As with the financial sector, renewables have had a boom led by government intervention and hedging that may ultimately bust as markets can’t efficiently work. This would not only threaten the reliability and price of electricity, but it would also come at the expense of taxpayers. Further, the IEA’s assertion to subsidize renewables to keep them cost-competitive makes the strongest possible statement against subsidizing them.”

Aug. 4, 2016 - John W. Nikolaou

Con

Calvin M. Hoy, PhD, Professor of Economics at the County College of Morris, in a Mar. 24, 2008 New Jersey Online article titled “No Subsidies,” wrote:

“Artificial governmental incentives such as subsidies, tax credits, mandates and tariffs should be removed. In the search for alternate energy sources, we are better served when firms in the competitive marketplace seek profits at their own risk.

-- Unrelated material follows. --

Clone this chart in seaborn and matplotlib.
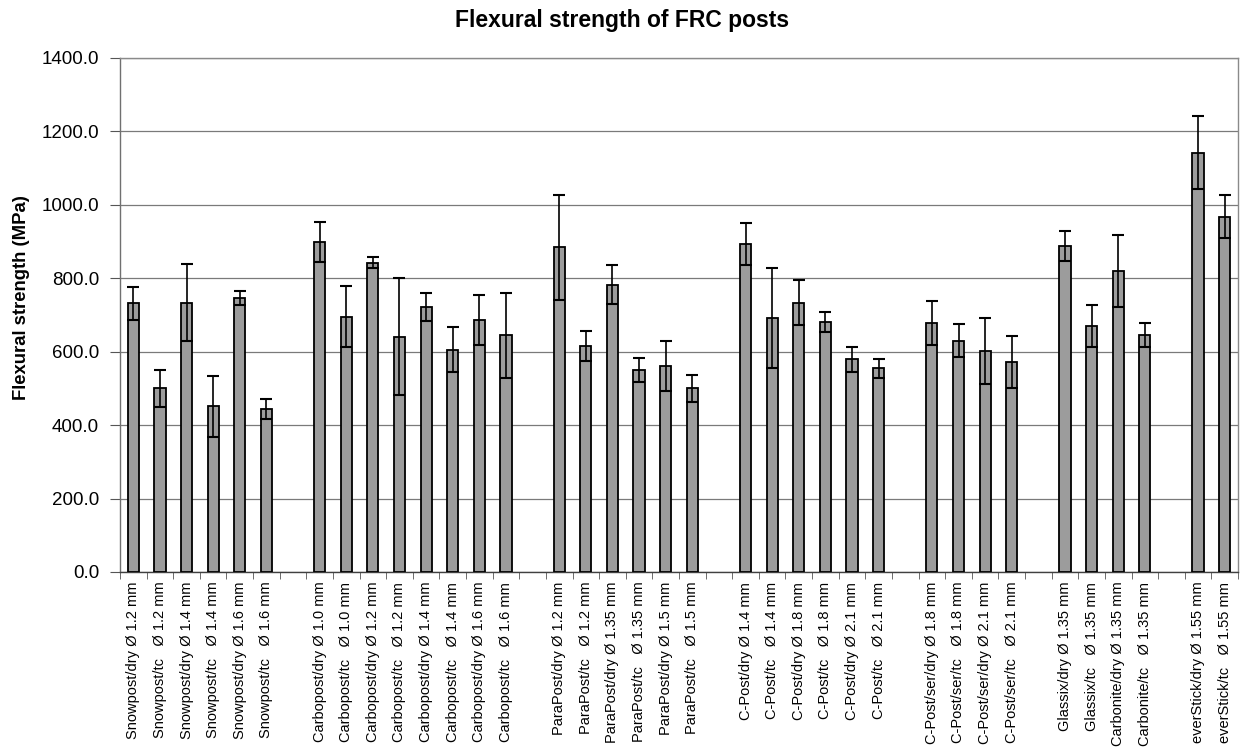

In the competitive marketplace, firms can only procure profits for themselves by conferring benefits on others. However, with government assistance, firms can make themselves better off without conferring any benefits on anyone, that is, other than themselves.”

Mar. 24, 2008 - Calvin Hoy, PhD

Con

Ben Lieberman, JD, Senior Policy Analyst in Energy and the Environment, and Nicolas D. Loris, Research Assistant, both at the Thomas A. Roe Institute for Economic Policy Studies at the Heritage Foundation, wrote in a July 28, 2008 article titled “Energy Policy: Let’s Not Repeat the Mistakes of the ’70s,” available at the Heritage Foundation website:

“Several recent bills would either subsidize or mandate alternative fuels and/or vehicles. However, the 30-plus-year history of federal attempts to encourage such alternatives includes numerous failures and few, if any, successes…

After all these years, Washington has failed to grasp the serious economic and technological shortcomings of these energy alternatives, which is why they needed special treatment in the first place. Federal efforts to pick winners and losers among energy sources—and to lavish mandates and subsidies on the perceived winners—have a dismal track record relative to allowing market forces to decide the direction of energy innovation.”